[start]
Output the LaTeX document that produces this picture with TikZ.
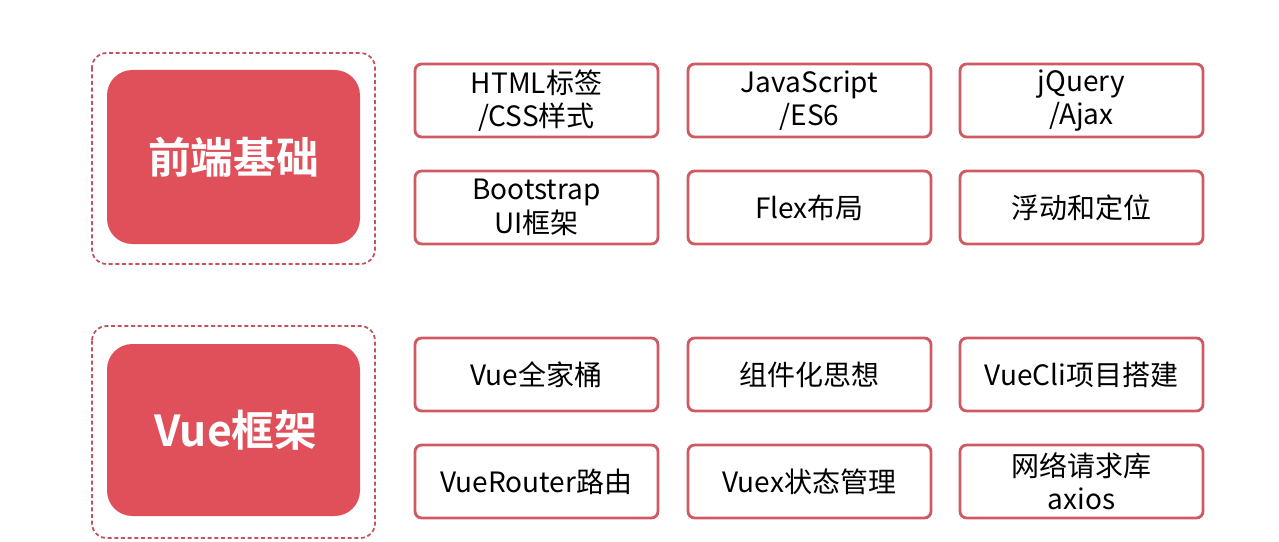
\documentclass[tikz,border=0pt]{standalone}
\usepackage{fontspec}
\setmainfont{Noto Sans CJK SC}
\newfontfamily\cjkbold{Noto Sans CJK SC Bold}
\definecolor{redfill}{HTML}{E0505A}
\definecolor{redline}{HTML}{D05A62}
\definecolor{dashline}{HTML}{C4525C}
\begin{document}
\begin{tikzpicture}[x=0.75pt,y=-0.75pt,
  outer/.style={draw=dashline,dash pattern=on 3pt off 2pt,line width=1.3pt,rounded corners=11pt},
  bigbox/.style={fill=redfill,draw=none,rounded corners=19pt},
  title/.style={font=\cjkbold\fontsize{32}{36}\selectfont,text=white},
  item/.style={draw=redline,line width=2.1pt,rounded corners=5pt},
  itemtext/.style={font=\fontsize{21}{25}\selectfont,align=center,text=black}]
\useasboundingbox (0,0) rectangle (1279,542);
% section 1
\draw[outer] (92,53) rectangle (375,264);
\path[bigbox] (107,70) rectangle (360,244);
\node[title] (t1) at (233.5,157) {前端基础};
% section 2
\draw[outer] (92,326) rectangle (375,538);
\path[bigbox] (107,344) rectangle (360,516);
\node[title] (t2) at (236,430) {Vue框架};
% items
\newcommand{\itembox}[4]{%
  \draw[item] (#1,#2) rectangle ++(243,73);
  \node[itemtext] (#3) at ({#1+121.5},{#2+36.5}) {#4};}
\itembox{415}{64}{a1}{HTML标签\\/CSS样式}
\itembox{688}{64}{a2}{JavaScript\\/ES6}
\itembox{960}{64}{a3}{jQuery\\/Ajax}
\itembox{415}{171}{a4}{Bootstrap\\UI框架}
\itembox{688}{171}{a5}{Flex布局}
\itembox{960}{171}{a6}{浮动和定位}
\itembox{415}{338}{b1}{Vue全家桶}
\itembox{688}{338}{b2}{组件化思想}
\itembox{960}{338}{b3}{VueCli项目搭建}
\itembox{415}{445}{b4}{VueRouter路由}
\itembox{688}{445}{b5}{Vuex状态管理}
\itembox{960}{445}{b6}{网络请求库\\axios}
\end{tikzpicture}
\end{document}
[end]
Leaving the pictures aside, transcribe the entire listing exactly.

Output the LaTeX document that produces this picture with TikZ.
\documentclass[tikz,border=0pt]{standalone}
\usepackage{fontspec}
\setmainfont{Noto Sans CJK SC}
\newfontfamily\cjkbold{Noto Sans CJK SC Bold}
\definecolor{redfill}{HTML}{E0505A}
\definecolor{redline}{HTML}{D05A62}
\definecolor{dashline}{HTML}{C4525C}
\begin{document}
\begin{tikzpicture}[x=0.75pt,y=-0.75pt,
  outer/.style={draw=dashline,dash pattern=on 3pt off 2pt,line width=1.3pt,rounded corners=11pt},
  bigbox/.style={fill=redfill,draw=none,rounded corners=19pt},
  title/.style={font=\cjkbold\fontsize{32}{36}\selectfont,text=white},
  item/.style={draw=redline,line width=2.1pt,rounded corners=5pt},
  itemtext/.style={font=\fontsize{21}{25}\selectfont,align=center,text=black}]
\useasboundingbox (0,0) rectangle (1279,542);
% section 1
\draw[outer] (92,53) rectangle (375,264);
\path[bigbox] (107,70) rectangle (360,244);
\node[title] (t1) at (233.5,157) {前端基础};
% section 2
\draw[outer] (92,326) rectangle (375,538);
\path[bigbox] (107,344) rectangle (360,516);
\node[title] (t2) at (236,430) {Vue框架};
% items
\newcommand{\itembox}[4]{%
  \draw[item] (#1,#2) rectangle ++(243,73);
  \node[itemtext] (#3) at ({#1+121.5},{#2+36.5}) {#4};}
\itembox{415}{64}{a1}{HTML标签\\/CSS样式}
\itembox{688}{64}{a2}{JavaScript\\/ES6}
\itembox{960}{64}{a3}{jQuery\\/Ajax}
\itembox{415}{171}{a4}{Bootstrap\\UI框架}
\itembox{688}{171}{a5}{Flex布局}
\itembox{960}{171}{a6}{浮动和定位}
\itembox{415}{338}{b1}{Vue全家桶}
\itembox{688}{338}{b2}{组件化思想}
\itembox{960}{338}{b3}{VueCli项目搭建}
\itembox{415}{445}{b4}{VueRouter路由}
\itembox{688}{445}{b5}{Vuex状态管理}
\itembox{960}{445}{b6}{网络请求库\\axios}
\end{tikzpicture}
\end{document}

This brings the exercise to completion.